'''

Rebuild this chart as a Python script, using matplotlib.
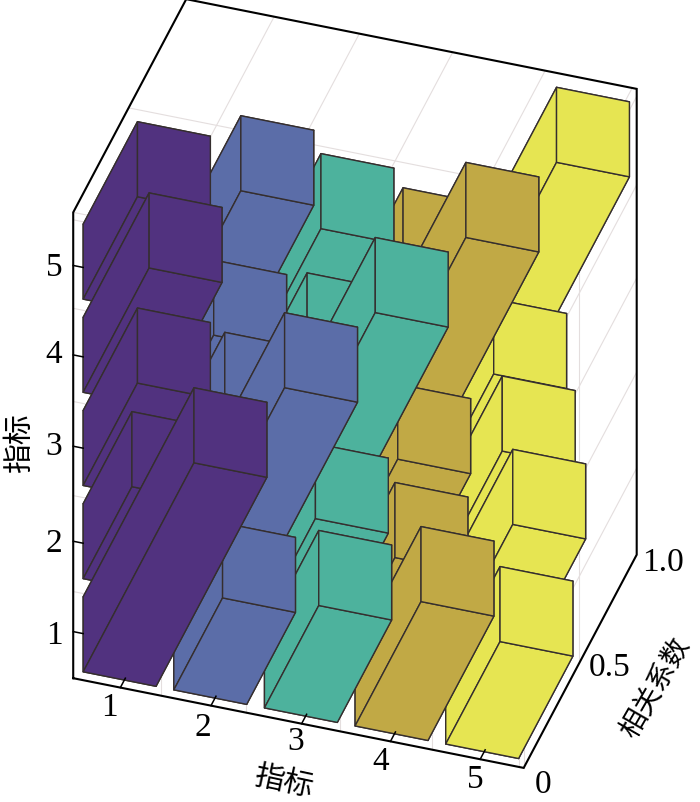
import matplotlib
matplotlib.use('Agg')
from matplotlib import pyplot as plt

# 指标编号与相关系数矩阵
indicators = [1, 2, 3, 4, 5]
row1 = [1.0, 0.44, 0.49, 0.595, 0.49]
row2 = [0.44, 1.0, 0.46, 0.36, 0.605]
row3 = [0.49, 0.46, 1.0, 0.385, 0.51]
row4 = [0.595, 0.36, 0.385, 1.0, 0.433]
row5 = [0.49, 0.605, 0.51, 0.433, 1.0]
corr = [row1, row2, row3, row4, row5]

colors = ['#51327F', '#5B6DA8', '#4DB29D', '#C1A945', '#E6E552']
grid_color = '#E4DEDE'
edge_color = '#352E2E'

# 坐标范围
xmin, xmax = 0.48, 5.45
ymin, ymax = 0.0, 1.02
zmin, zmax = 0.5, 5.5

# 刻度与网格的位置（原图刻度并不完全对齐柱子）
x_ticks = [1, 2, 3, 3.98, 4.97]
z_ticks = [1.0, 1.97, 2.99, 3.97, 4.93]
x_grid = [1.45, 2.39, 3.42, 4.44, 5.4]
z_grid = [1.43, 2.46, 3.47, 4.47, 5.42]

W, H = 700, 803
fig = plt.figure(figsize=(W / 100, H / 100), dpi=100)
ax = fig.add_axes([-4.5 / W, 59 / H, 1, W / H], projection='3d', computed_zorder=False)
ax.set_proj_type('ortho')
ax.view_init(elev=-37.8, azim=-108.0)
ax.set_box_aspect((474, 366, 590), zoom=1.165)
ax.set_xlim(xmin, xmax)
ax.set_ylim(ymax, ymin)
ax.set_zlim(zmin, zmax)
ax.set_axis_off()


def line3d(xs, ys, zs, **kw):
    ax.plot(xs, ys, zs, clip_on=False, **kw)


# 背景网格
grid_kw = dict(color=grid_color, lw=0.8, zorder=1)
for g in x_grid:
    line3d([g, g], [ymin, ymax], [zmax, zmax], **grid_kw)
    line3d([g, g], [ymin, ymin], [zmin, zmax], **grid_kw)
for g in z_grid:
    line3d([xmin, xmax], [ymin, ymin], [g, g], **grid_kw)
    line3d([xmax, xmax], [ymin, ymax], [g, g], **grid_kw)
line3d([xmin, xmax], [0.5, 0.5], [zmax, zmax], **grid_kw)
line3d([xmax, xmax], [0.5, 0.5], [zmin, zmax], **grid_kw)
line3d([xmax, xmax], [ymin, ymin], [zmin, zmax], **grid_kw)
line3d([xmin, xmax], [ymin, ymin], [zmax, zmax], **grid_kw)

# 柱子：从远到近依次绘制
order = 10
for c in reversed(range(5)):
    for r in reversed(range(5)):
        bar = ax.bar3d(indicators[c] - 0.41, 0, indicators[r] - 0.41, 0.804, corr[c][r], 0.805,
                       color=colors[c], edgecolor=edge_color, linewidth=1.0,
                       shade=False, zorder=order)
        bar.set_clip_on(False)
        order += 1

# 外框
box_kw = dict(color='black', lw=1.5, zorder=100, solid_joinstyle='miter')
line3d([xmin, xmax, xmax, xmax, xmin, xmin, xmin],
       [ymin, ymin, ymax, ymax, ymax, ymin, ymin],
       [zmin, zmin, zmin, zmax, zmax, zmax, zmin], **box_kw)

# 刻度线
tick_kw = dict(color='black', lw=1.1, zorder=100)
for v in x_ticks:
    line3d([v, v], [ymin, 0.045], [zmin, zmin], **tick_kw)
for v in z_ticks:
    line3d([xmin, xmin + 0.11], [ymin, ymin], [v, v], **tick_kw)

# 刻度文字
serif = 'Liberation Serif'
x_label_pos = [(109, 708), (203, 728), (296, 742), (381, 762), (475, 780)]
z_label_pos = [(54, 636), (54, 544), (54, 447), (54, 355), (54, 268)]
y_labels = ['0', '0.5', '1.0']
y_label_pos = [(543, 785), (610, 668), (663, 563)]


def pix_text(px, py, s, **kw):
    fig.text(px / W, 1 - py / H, s, ha='center', va='center', **kw)


for v, (px, py) in zip(indicators, x_label_pos):
    pix_text(px, py, str(v), family=serif, fontsize=24)
for v, (px, py) in zip(indicators, z_label_pos):
    pix_text(px, py, str(v), family=serif, fontsize=24)
for s, (px, py) in zip(y_labels, y_label_pos):
    pix_text(px, py, s, family=serif, fontsize=24)

# 轴标题
cjk = ['Noto Sans CJK SC', 'DejaVu Sans']
pix_text(20, 443, '指标', family=cjk, fontsize=21.5, rotation=90, fontweight='light')
pix_text(283, 782, '指标', family=cjk, fontsize=21.5, rotation=-12, fontweight='light')
pix_text(655, 688, '相关系数', family=cjk, fontsize=20, rotation=60, fontweight='light')

fig.savefig('out.png', dpi=100)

'''

→ **What needs to be done**:
Begin at the first line of the data above and repeat each line exactly, stopping after the line containing "ax.plot(xs, ys, zs, clip_on=False, **kw)". Omit the pictures.

→ **Completed exercise**:
Rebuild this chart as a Python script, using matplotlib.
import matplotlib
matplotlib.use('Agg')
from matplotlib import pyplot as plt

# 指标编号与相关系数矩阵
indicators = [1, 2, 3, 4, 5]
row1 = [1.0, 0.44, 0.49, 0.595, 0.49]
row2 = [0.44, 1.0, 0.46, 0.36, 0.605]
row3 = [0.49, 0.46, 1.0, 0.385, 0.51]
row4 = [0.595, 0.36, 0.385, 1.0, 0.433]
row5 = [0.49, 0.605, 0.51, 0.433, 1.0]
corr = [row1, row2, row3, row4, row5]

colors = ['#51327F', '#5B6DA8', '#4DB29D', '#C1A945', '#E6E552']
grid_color = '#E4DEDE'
edge_color = '#352E2E'

# 坐标范围
xmin, xmax = 0.48, 5.45
ymin, ymax = 0.0, 1.02
zmin, zmax = 0.5, 5.5

# 刻度与网格的位置（原图刻度并不完全对齐柱子）
x_ticks = [1, 2, 3, 3.98, 4.97]
z_ticks = [1.0, 1.97, 2.99, 3.97, 4.93]
x_grid = [1.45, 2.39, 3.42, 4.44, 5.4]
z_grid = [1.43, 2.46, 3.47, 4.47, 5.42]

W, H = 700, 803
fig = plt.figure(figsize=(W / 100, H / 100), dpi=100)
ax = fig.add_axes([-4.5 / W, 59 / H, 1, W / H], projection='3d', computed_zorder=False)
ax.set_proj_type('ortho')
ax.view_init(elev=-37.8, azim=-108.0)
ax.set_box_aspect((474, 366, 590), zoom=1.165)
ax.set_xlim(xmin, xmax)
ax.set_ylim(ymax, ymin)
ax.set_zlim(zmin, zmax)
ax.set_axis_off()


def line3d(xs, ys, zs, **kw):
    ax.plot(xs, ys, zs, clip_on=False, **kw)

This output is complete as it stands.